We’ve tried to make it a career, we’ve tried to make it a business and a job where people can put their families first. You work five days a week. That’s what we hoped to have. And in the restaurant business, when I grew up, you work six days and they called you in on the seventh. And that’s just what it was and there were no benefits back then. Today we offer health insurance and pension opportunities, paid vacations, sick days. If you have to go see a little league game, that’s important, and we make sure you get there, or a band concert, or a parent teacher conference. Kids are first and families are first and I think that’s in large part to why we still have people there and they’re creating the culture and some of their children are working there. 

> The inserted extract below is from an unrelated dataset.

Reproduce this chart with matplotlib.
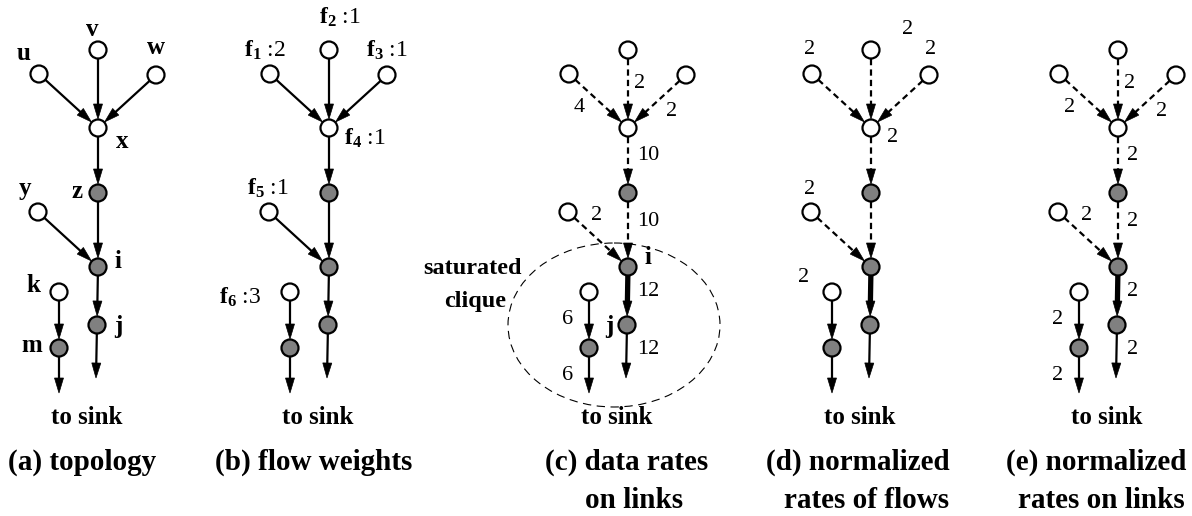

It’s kind of an interesting process and I couldn’t be more proud or grateful. My two daughters are there now and I’m hoping to get my third daughter back and my son is in a different business, but you never know what’s going to happen there. We’ll see, we have some exciting plans for the future.

But I’m just so grateful to have had this opportunity, I’ll always take that with me. But, interestingly enough, I kind of have an eight year term limit for myself. I did eight years on zoning, eight years on finance, I was on my eighth year as First Selectman and now finishing my eighth as a state senator. I mean, not by design, but that seems just how it worked out – so we’ll see what the next eight years bring.